We take a look at how Muslims in Malaysia have been using tech to pass this year’s holy month in unprecedented times.
- Accommodating large family reunions
This year many families who usually spend Ramadan together are spending it apart – even university students were not given time to return home before the MCO (movement control order) came into effect. To stay connected, people are using apps such as Google Duo to keep in touch. In March, Google increased group calling from eight to 12 participants following requests from its users.
- Keeping religious services going
Ramadan is not just a time for fasting and spending time with family; it is also a time to get closer to one’s faith. With mosques closed, more Muslims are ditching social media to watch live usrah (religious discussions) videos.

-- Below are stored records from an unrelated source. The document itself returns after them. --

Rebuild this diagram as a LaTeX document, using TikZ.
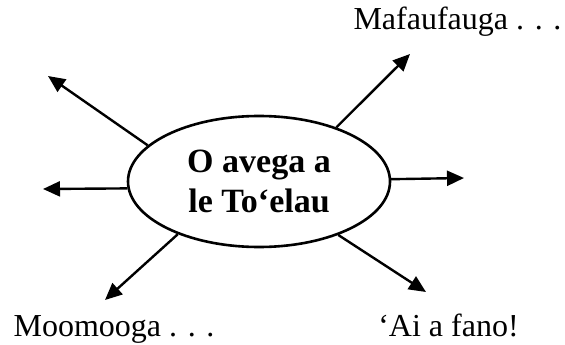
\documentclass[tikz,border=0pt]{standalone}
\usepackage{fontspec}
\setmainfont{Liberation Serif}
\usetikzlibrary{arrows.meta,shapes.geometric}
\tikzset{
  hub/.style={draw, ellipse, line width=2.6pt, minimum width=262pt, minimum height=131pt, inner sep=0pt, align=center, font=\fontsize{34}{40}\selectfont\bfseries},
  spoke/.style={line width=2.4pt, -{Triangle[length=17pt,width=15pt]}},
  lbl/.style={anchor=base, inner sep=0pt, font=\fontsize{32}{36}\selectfont}
}
\begin{document}
\begin{tikzpicture}[x=1pt,y=-1pt]
\useasboundingbox (0,0) rectangle (565,345);
\node[hub] (c) at (259,181.5) {O avega a\\le To‘elau};
\coordinate (e1) at (48,76);
\coordinate (e2) at (43,189);
\coordinate (e3) at (105,300);
\coordinate (e4) at (410,54);
\coordinate (e5) at (464,178);
\coordinate (e6) at (426,292);
\draw[spoke] (c.162) -- (e1);
\draw[spoke] (c.183) -- (e2);
\draw[spoke] (c.213) -- (e3);
\draw[spoke] (c.35) -- (e4);
\draw[spoke] (c.1.5) -- (e5);
\draw[spoke] (c.326.6) -- (e6);
\node[lbl] (t1) at (457.5,30) {Mafaufauga . . .};
\node[lbl] (t2) at (114,336) {Moomooga . . .};
\node[lbl] (t3) at (448.5,336) {‘Ai a fano!};
\end{tikzpicture}
\end{document}
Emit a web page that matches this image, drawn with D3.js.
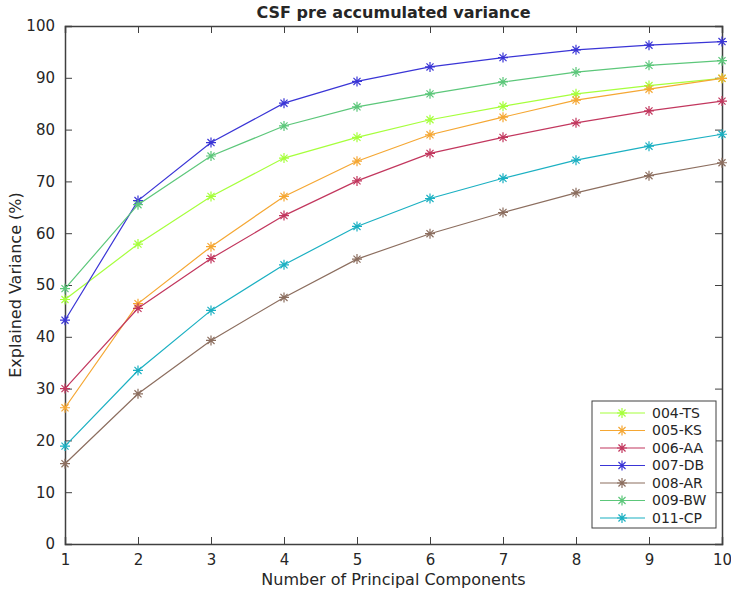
<!DOCTYPE html>
<html>
<head>
<meta charset="utf-8">
<script src="https://cdn.jsdelivr.net/npm/d3@7"></script>
<style>
  body { margin: 0; background: #fff; }
  text { font-family: 'DejaVu Sans', sans-serif; fill: #262626; }
</style>
</head>
<body>
<div id="chart"></div>
<script>
// components on the x axis
const components = [1, 2, 3, 4, 5, 6, 7, 8, 9, 10]
const seriesNames = ['004-TS', '005-KS', '006-AA', '007-DB', '008-AR', '009-BW', '011-CP']
const seriesColors = ['#a6ff3c', '#f5a733', '#c2375e', '#3a35d6', '#8c6e5f', '#5cc77a', '#1bb0c2']

// explained variance (%) per subject
const ts = [47.2, 57.9, 67.1, 74.5, 78.5, 81.9, 84.5, 86.9, 88.5, 89.9]
const ks = [26.3, 46.4, 57.4, 67.1, 73.9, 79.0, 82.4, 85.7, 87.8, 89.9]
const aa = [30.0, 45.5, 55.1, 63.4, 70.1, 75.4, 78.5, 81.3, 83.6, 85.5]
const db = [43.2, 66.3, 77.5, 85.1, 89.3, 92.1, 93.9, 95.4, 96.3, 97.0]
const ar = [15.5, 29.0, 39.3, 47.6, 55.0, 59.9, 64.0, 67.8, 71.1, 73.6]
const bw = [49.3, 65.5, 74.9, 80.7, 84.4, 86.9, 89.2, 91.1, 92.4, 93.3]
const cp = [18.9, 33.5, 45.1, 53.9, 61.3, 66.7, 70.6, 74.1, 76.8, 79.1]
const allValues = [ts, ks, aa, db, ar, bw, cp]

const yTicks = [0, 10, 20, 30, 40, 50, 60, 70, 80, 90, 100]

const margin = { top: 26, right: 9, bottom: 48, left: 65 }
const width = 731 - margin.left - margin.right
const height = 592 - margin.top - margin.bottom

const svg = d3.select('#chart')
  .append('svg')
  .attr('width', 731)
  .attr('height', 592)
  .append('g')
  .attr('transform', `translate(${margin.left}, ${margin.top})`)

const x = d3.scaleLinear().domain([1, 10]).range([0, width])
const y = d3.scaleLinear().domain([0, 100]).range([height, 0])

const axisColor = '#404040'

// axes with inward ticks (box style)
const xAxis = svg.append('g')
  .attr('transform', `translate(0, ${height})`)
  .call(d3.axisBottom(x).tickValues(components).tickSize(-7).tickPadding(10).tickFormat(d3.format('d')))
const xTop = svg.append('g')
  .call(d3.axisTop(x).tickValues(components).tickSize(-7).tickFormat(''))
const yAxis = svg.append('g')
  .call(d3.axisLeft(y).tickValues(yTicks).tickSize(-7).tickPadding(10))
const yRight = svg.append('g')
  .attr('transform', `translate(${width}, 0)`)
  .call(d3.axisRight(y).tickValues(yTicks).tickSize(-7).tickFormat(''))

;[xAxis, xTop, yAxis, yRight].forEach(a => {
  a.selectAll('path.domain').attr('stroke', axisColor).attr('stroke-width', 1.5)
  a.selectAll('.tick line').attr('stroke', axisColor)
  a.selectAll('.tick text').style('font-size', '15px').style('font-family', 'DejaVu Sans, sans-serif').attr('fill', '#262626')
})

// asterisk marker path
function star (r) {
  const d = r * Math.SQRT1_2
  return `M${-r},0L${r},0M0,${-r}L0,${r}M${-d},${-d}L${d},${d}M${-d},${d}L${d},${-d}`
}

const line = d3.line()
  .x((d, i) => x(components[i]))
  .y(d => y(d))

allValues.forEach((vals, k) => {
  svg.append('path')
    .datum(vals)
    .attr('d', line)
    .attr('fill', 'none')
    .attr('stroke', seriesColors[k])
    .attr('stroke-width', 1.2)
  svg.append('g')
    .selectAll('path')
    .data(vals)
    .join('path')
    .attr('transform', (d, i) => `translate(${x(components[i])}, ${y(d)})`)
    .attr('d', star(5))
    .attr('stroke', seriesColors[k])
    .attr('stroke-width', 1.2)
    .attr('fill', 'none')
})

// title and labels
svg.append('text')
  .attr('x', width / 2)
  .attr('y', -8)
  .attr('text-anchor', 'middle')
  .style('font-size', '16px')
  .style('font-weight', 'bold')
  .text('CSF pre accumulated variance')

svg.append('text')
  .attr('x', width / 2)
  .attr('y', height + 41)
  .attr('text-anchor', 'middle')
  .style('font-size', '16px')
  .text('Number of Principal Components')

svg.append('text')
  .attr('transform', 'rotate(-90)')
  .attr('x', -height / 2)
  .attr('y', -44)
  .attr('text-anchor', 'middle')
  .style('font-size', '16px')
  .text('Explained Variance (%)')

// legend
const legend = svg.append('g')
  .attr('transform', `translate(${592 - margin.left}, ${401 - margin.top})`)
legend.append('rect')
  .attr('width', 124)
  .attr('height', 127)
  .attr('fill', '#fff')
  .attr('stroke', axisColor)
  .attr('stroke-width', 1)

seriesNames.forEach((name, k) => {
  const row = legend.append('g').attr('transform', `translate(0, ${12 + k * 17.5})`)
  row.append('line')
    .attr('x1', 8).attr('x2', 53)
    .attr('stroke', seriesColors[k])
    .attr('stroke-width', 1.2)
  row.append('path')
    .attr('transform', 'translate(30, 0)')
    .attr('d', star(5))
    .attr('stroke', seriesColors[k])
    .attr('stroke-width', 1.2)
  row.append('text')
    .attr('x', 60)
    .attr('dy', '0.35em')
    .style('font-size', '14px')
    .text(name)
})
</script>
</body>
</html>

This year, the Prime Minister’s Department in charge of religious affairs have also started their own video series, attracting tens of thousands of subscribers.
- Recreating Ramadan bazaars online
Ramadan bazaars, places where people can go after sunset to grab a bite to eat, have adapted to the MCO. Many hawkers have jumped on existing food delivery services like Grab and Foodpanda, but Instagram, which boasts having around one-third of Malaysia’s population on its platform, has released “Order Food” stickers and buttons to be inserted onto stories and profiles. Some Malaysian states, including Pahang and Selangor, have also added food delivery features to their online platforms.